Requirements
Repeat verbatim only the lines from the opening of the material below through the one that contains "marker='s', ms=3.5, mew=0.8)".

Information provided
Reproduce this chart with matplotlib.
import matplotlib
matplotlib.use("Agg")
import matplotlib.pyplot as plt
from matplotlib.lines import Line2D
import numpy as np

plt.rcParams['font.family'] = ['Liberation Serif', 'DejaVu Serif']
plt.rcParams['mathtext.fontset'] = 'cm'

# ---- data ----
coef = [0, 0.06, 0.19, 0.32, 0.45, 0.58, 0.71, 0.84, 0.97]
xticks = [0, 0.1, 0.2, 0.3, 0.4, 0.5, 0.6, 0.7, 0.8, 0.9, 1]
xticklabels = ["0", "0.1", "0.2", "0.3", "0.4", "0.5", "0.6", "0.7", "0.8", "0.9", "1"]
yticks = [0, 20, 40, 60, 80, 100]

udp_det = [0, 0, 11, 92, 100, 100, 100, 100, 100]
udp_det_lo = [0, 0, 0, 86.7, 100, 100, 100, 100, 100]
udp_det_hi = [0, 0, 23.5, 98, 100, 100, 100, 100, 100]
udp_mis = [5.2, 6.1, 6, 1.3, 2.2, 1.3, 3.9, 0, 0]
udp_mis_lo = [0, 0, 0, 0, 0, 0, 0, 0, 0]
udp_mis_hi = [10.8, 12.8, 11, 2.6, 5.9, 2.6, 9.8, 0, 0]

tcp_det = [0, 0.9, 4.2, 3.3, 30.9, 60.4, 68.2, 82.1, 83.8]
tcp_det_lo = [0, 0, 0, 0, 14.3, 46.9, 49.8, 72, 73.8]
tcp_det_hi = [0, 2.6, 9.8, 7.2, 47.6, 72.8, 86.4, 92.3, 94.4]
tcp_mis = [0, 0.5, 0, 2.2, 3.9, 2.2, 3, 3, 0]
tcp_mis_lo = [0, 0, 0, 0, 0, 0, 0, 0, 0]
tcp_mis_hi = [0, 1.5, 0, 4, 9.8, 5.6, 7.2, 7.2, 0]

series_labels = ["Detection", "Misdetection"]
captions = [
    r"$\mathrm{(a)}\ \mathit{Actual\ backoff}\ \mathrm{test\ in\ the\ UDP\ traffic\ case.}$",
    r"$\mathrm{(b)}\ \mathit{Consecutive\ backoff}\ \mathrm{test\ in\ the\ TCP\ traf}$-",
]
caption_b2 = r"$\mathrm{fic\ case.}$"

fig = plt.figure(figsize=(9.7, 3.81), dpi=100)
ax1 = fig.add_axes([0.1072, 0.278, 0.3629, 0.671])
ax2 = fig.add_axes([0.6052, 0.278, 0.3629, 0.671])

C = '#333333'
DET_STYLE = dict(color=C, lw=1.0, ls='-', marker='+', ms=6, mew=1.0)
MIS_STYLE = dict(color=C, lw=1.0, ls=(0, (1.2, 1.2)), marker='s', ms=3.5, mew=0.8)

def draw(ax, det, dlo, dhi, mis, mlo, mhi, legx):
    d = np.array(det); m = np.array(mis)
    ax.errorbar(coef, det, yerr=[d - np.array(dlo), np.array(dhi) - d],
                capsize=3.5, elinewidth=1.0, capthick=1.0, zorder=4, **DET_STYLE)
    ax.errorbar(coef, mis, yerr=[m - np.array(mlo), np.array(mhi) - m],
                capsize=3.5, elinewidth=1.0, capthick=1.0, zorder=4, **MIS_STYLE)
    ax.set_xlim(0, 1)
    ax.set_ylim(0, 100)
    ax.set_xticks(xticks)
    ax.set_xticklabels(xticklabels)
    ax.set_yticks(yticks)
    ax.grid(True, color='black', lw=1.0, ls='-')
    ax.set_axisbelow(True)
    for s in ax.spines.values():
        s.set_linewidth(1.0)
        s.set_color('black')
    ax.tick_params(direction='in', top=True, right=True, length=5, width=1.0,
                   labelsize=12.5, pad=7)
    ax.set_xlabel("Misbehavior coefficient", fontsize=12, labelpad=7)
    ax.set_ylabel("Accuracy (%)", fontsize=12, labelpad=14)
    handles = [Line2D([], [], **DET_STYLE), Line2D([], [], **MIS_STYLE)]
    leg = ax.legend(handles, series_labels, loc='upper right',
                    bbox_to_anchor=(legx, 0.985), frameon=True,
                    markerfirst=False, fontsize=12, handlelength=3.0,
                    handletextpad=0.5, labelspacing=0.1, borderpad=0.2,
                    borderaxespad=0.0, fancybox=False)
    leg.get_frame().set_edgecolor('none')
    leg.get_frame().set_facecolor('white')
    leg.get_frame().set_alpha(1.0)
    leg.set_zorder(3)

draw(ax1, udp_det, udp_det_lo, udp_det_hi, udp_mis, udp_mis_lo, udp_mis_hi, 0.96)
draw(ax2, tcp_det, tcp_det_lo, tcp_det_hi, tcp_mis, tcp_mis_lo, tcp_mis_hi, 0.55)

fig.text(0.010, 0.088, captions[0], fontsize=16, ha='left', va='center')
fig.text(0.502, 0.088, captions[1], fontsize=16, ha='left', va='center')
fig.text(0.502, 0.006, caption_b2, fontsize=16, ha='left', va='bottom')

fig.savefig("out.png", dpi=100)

Response to the exercise
Reproduce this chart with matplotlib.
import matplotlib
matplotlib.use("Agg")
import matplotlib.pyplot as plt
from matplotlib.lines import Line2D
import numpy as np

plt.rcParams['font.family'] = ['Liberation Serif', 'DejaVu Serif']
plt.rcParams['mathtext.fontset'] = 'cm'

# ---- data ----
coef = [0, 0.06, 0.19, 0.32, 0.45, 0.58, 0.71, 0.84, 0.97]
xticks = [0, 0.1, 0.2, 0.3, 0.4, 0.5, 0.6, 0.7, 0.8, 0.9, 1]
xticklabels = ["0", "0.1", "0.2", "0.3", "0.4", "0.5", "0.6", "0.7", "0.8", "0.9", "1"]
yticks = [0, 20, 40, 60, 80, 100]

udp_det = [0, 0, 11, 92, 100, 100, 100, 100, 100]
udp_det_lo = [0, 0, 0, 86.7, 100, 100, 100, 100, 100]
udp_det_hi = [0, 0, 23.5, 98, 100, 100, 100, 100, 100]
udp_mis = [5.2, 6.1, 6, 1.3, 2.2, 1.3, 3.9, 0, 0]
udp_mis_lo = [0, 0, 0, 0, 0, 0, 0, 0, 0]
udp_mis_hi = [10.8, 12.8, 11, 2.6, 5.9, 2.6, 9.8, 0, 0]

tcp_det = [0, 0.9, 4.2, 3.3, 30.9, 60.4, 68.2, 82.1, 83.8]
tcp_det_lo = [0, 0, 0, 0, 14.3, 46.9, 49.8, 72, 73.8]
tcp_det_hi = [0, 2.6, 9.8, 7.2, 47.6, 72.8, 86.4, 92.3, 94.4]
tcp_mis = [0, 0.5, 0, 2.2, 3.9, 2.2, 3, 3, 0]
tcp_mis_lo = [0, 0, 0, 0, 0, 0, 0, 0, 0]
tcp_mis_hi = [0, 1.5, 0, 4, 9.8, 5.6, 7.2, 7.2, 0]

series_labels = ["Detection", "Misdetection"]
captions = [
    r"$\mathrm{(a)}\ \mathit{Actual\ backoff}\ \mathrm{test\ in\ the\ UDP\ traffic\ case.}$",
    r"$\mathrm{(b)}\ \mathit{Consecutive\ backoff}\ \mathrm{test\ in\ the\ TCP\ traf}$-",
]
caption_b2 = r"$\mathrm{fic\ case.}$"

fig = plt.figure(figsize=(9.7, 3.81), dpi=100)
ax1 = fig.add_axes([0.1072, 0.278, 0.3629, 0.671])
ax2 = fig.add_axes([0.6052, 0.278, 0.3629, 0.671])

C = '#333333'
DET_STYLE = dict(color=C, lw=1.0, ls='-', marker='+', ms=6, mew=1.0)
MIS_STYLE = dict(color=C, lw=1.0, ls=(0, (1.2, 1.2)), marker='s', ms=3.5, mew=0.8)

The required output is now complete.